蒸汽-冷流体接触冷凝流动的数值模拟

介绍了关于蒸汽-冷流体直接接触冷凝流动与传热的数值计算模型与部分研究结果。用Level Set方法确定蒸汽-冷流体接触界面的位置和形状,建立了对蒸汽和冷流体普遍适用的动量、能量和质量守恒方程,在能量和质量寺恒方程中增加了部分项用于计算蒸汽冷凝所产生的影响。用有限差分法在交错网格上离散控制方程,用Runge-Kutta法-五阶WENO组合格式求解Level Set输运方程,用压力修正的迭代Projection方法求解动量方程,而用SIMPLE方法求解温度控制方程。对算例的计算结果表明,本文所建立的数值计算模型能反映物理现象的宏观特性。根据计算结果,分析了本文模型的优缺点,并指出了今后改进的方向。
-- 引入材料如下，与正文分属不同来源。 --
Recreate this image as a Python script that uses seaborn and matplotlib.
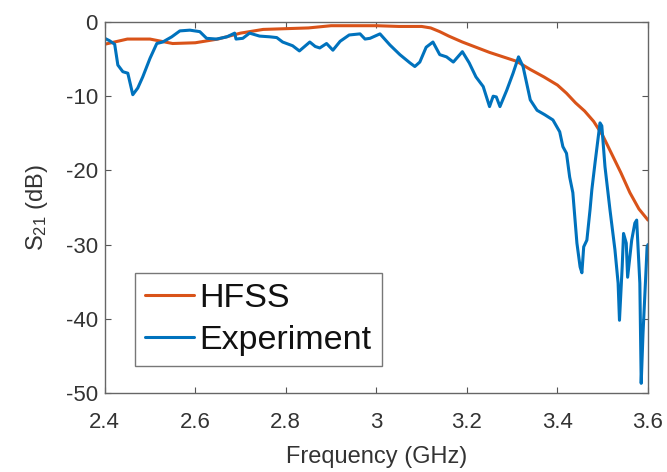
import numpy as np
import pandas as pd
import matplotlib
matplotlib.use("Agg")
import matplotlib.pyplot as plt
import seaborn as sns

# HFSS simulation (GHz, dB)
hfss_freq = [2.40, 2.45, 2.50, 2.55, 2.60, 2.65, 2.70, 2.75, 2.80, 2.85, 2.90, 2.95,
             3.00, 3.05, 3.10, 3.12, 3.14, 3.16, 3.19, 3.22, 3.25, 3.28, 3.31, 3.34,
             3.37, 3.40, 3.42, 3.44, 3.46, 3.48, 3.50, 3.52, 3.54, 3.56, 3.58, 3.60]
hfss_s21 = [-3.0, -2.3, -2.3, -2.9, -2.8, -2.3, -1.5, -1.0, -0.9, -0.8, -0.5, -0.5,
            -0.5, -0.6, -0.6, -0.8, -1.3, -1.9, -2.7, -3.4, -4.1, -4.7, -5.3, -6.4,
            -7.4, -8.5, -9.6, -10.9, -12.0, -13.4, -15.3, -17.8, -20.3, -23.0, -25.2, -26.7]

# Measured (GHz, dB)
exp_freq = [2.400, 2.410, 2.422, 2.429, 2.440, 2.451, 2.462, 2.473, 2.484, 2.500,
            2.515, 2.528, 2.548, 2.566, 2.588, 2.610, 2.625, 2.647, 2.670, 2.687,
            2.690, 2.705, 2.720, 2.742, 2.765, 2.780, 2.793, 2.815, 2.830, 2.853,
            2.865, 2.875, 2.890, 2.904, 2.920, 2.940, 2.964, 2.975, 2.986, 3.008,
            3.030, 3.052, 3.074, 3.085, 3.096, 3.110, 3.125, 3.140, 3.155, 3.170,
            3.190, 3.205, 3.220, 3.236, 3.250, 3.258, 3.265, 3.273, 3.288, 3.302,
            3.314, 3.324, 3.340, 3.355, 3.372, 3.390, 3.405, 3.412, 3.420, 3.427,
            3.434, 3.443, 3.450, 3.454, 3.458, 3.465, 3.472, 3.476, 3.483, 3.494,
            3.498, 3.505, 3.516, 3.527, 3.534, 3.537, 3.543, 3.546, 3.552, 3.555,
            3.564, 3.571, 3.575, 3.582, 3.585, 3.589, 3.596, 3.598, 3.600]
exp_s21 = [-2.2, -2.5, -3.0, -5.8, -6.7, -6.9, -9.8, -8.9, -7.4, -4.9,
           -2.9, -2.7, -2.0, -1.2, -1.1, -1.3, -2.2, -2.3, -2.0, -1.5,
           -2.3, -2.2, -1.5, -1.9, -2.0, -2.1, -2.7, -3.2, -3.9, -2.7,
           -3.3, -3.5, -2.9, -3.8, -2.6, -1.75, -1.6, -2.3, -2.2, -1.6,
           -3.1, -4.4, -5.5, -6.0, -5.4, -3.4, -2.7, -4.4, -4.7, -5.4,
           -4.0, -5.5, -7.4, -8.7, -11.4, -10.0, -10.1, -11.4, -9.2, -6.9,
           -4.7, -6.0, -10.5, -11.9, -12.5, -13.2, -14.8, -16.8, -17.7, -20.9,
           -23.0, -29.8, -33.0, -33.8, -30.3, -29.4, -25.3, -22.6, -19.0, -13.6,
           -14.0, -19.5, -25.3, -30.7, -35.2, -40.2, -33.0, -28.5, -29.8, -34.4,
           -29.4, -27.1, -26.7, -35.2, -48.7, -42.0, -33.0, -30.3, -30.0]

series_names = ["HFSS", "Experiment"]
x_ticks = [2.4, 2.6, 2.8, 3.0, 3.2, 3.4, 3.6]
x_tick_labels = ["2.4", "2.6", "2.8", "3", "3.2", "3.4", "3.6"]
y_ticks = [-50, -40, -30, -20, -10, 0]
y_tick_labels = ["-50", "-40", "-30", "-20", "-10", "0"]

df = pd.concat([
    pd.DataFrame({"freq": hfss_freq, "s21": hfss_s21, "series": series_names[0]}),
    pd.DataFrame({"freq": exp_freq, "s21": exp_s21, "series": series_names[1]}),
], ignore_index=True)

sns.set_theme(style="ticks")
plt.rcParams["font.family"] = ["Liberation Sans", "DejaVu Sans"]
plt.rcParams["mathtext.default"] = "regular"
plt.rcParams["axes.unicode_minus"] = False

fig = plt.figure(figsize=(6.67, 4.72), dpi=100)
ax = fig.add_axes([0.157, 0.1674, 0.8145, 0.786])

sns.lineplot(data=df, x="freq", y="s21", hue="series", hue_order=series_names,
             palette=["#D95319", "#0072BD"], linewidth=2.2, estimator=None,
             sort=True, ax=ax)

ax.set_xlim(2.4, 3.6)
ax.set_ylim(-50, 0)
ax.set_xticks(x_ticks)
ax.set_xticklabels(x_tick_labels)
ax.set_yticks(y_ticks)
ax.set_yticklabels(y_tick_labels)
ax.tick_params(direction="in", top=True, right=True, length=4, width=0.8,
               colors="#555555", labelcolor="#333333", labelsize=16)
ax.tick_params(axis="x", pad=14)
ax.tick_params(axis="y", pad=5)
for s in ax.spines.values():
    s.set_color("#666666")
    s.set_linewidth(1.0)

ax.set_xlabel("Frequency (GHz)", fontsize=17, color="#333333", labelpad=9)
ax.set_ylabel("S$_{21}$ (dB)", fontsize=17, color="#333333", labelpad=11)

leg = ax.legend(loc="lower left", bbox_to_anchor=(0.055, 0.073), borderaxespad=0,
                fontsize=24.5, handlelength=1.45, handletextpad=0.15,
                labelspacing=0.32, borderpad=0.3, fancybox=False, frameon=True)
leg.get_frame().set_edgecolor("#555555")
leg.get_frame().set_linewidth(1.0)
for t in leg.get_texts():
    t.set_color("#111111")

fig.savefig("out.png", dpi=100, facecolor="white")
NUMERICAL SIMULATION OF LOWING CONDENSATION OF THE STEAM DIRECTLY CONTACTED WITH SUBCOOLED WATER

This paper reports a model developed for numerical study of the flowing condensation of steam directly contacted with subcooled water. With the help of a level set method that is employed to determine the position and morphology of the interface between the steam and water, equations that are globally suitable for the governing of momentum, energy and mass conservation of both the steam and water in the whole computation region are established. Special terms are formulated to take into account the effects of the steam condensation on the two-phase flow and heat transfer, and are respectively included in the momentum and energy equations. The governing equations are discretized using the finite difference method on a staggered Cartesian grid system. A 5-order WENO (Weighted Essentially Non-Oscillatory) scheme, in combination with a 3-order Runge-Kutta scheme, is adopted to solve the advection equation of the Level Set function, and a pressure-correction projection method is employed to find solutions to the momentum equations of the two-phase flow, while a SIMPLE method is utilized to get temperature fields from the energy equation. Results of numerical tests show that the physical mechanism of the condensation phenomena can be reasonably revealed with the present model and method. Based on the numerical results obtained in the paper, both the merits and shortcomings of the present model are analyzed, and directions for future studies to improve the model are pointed out.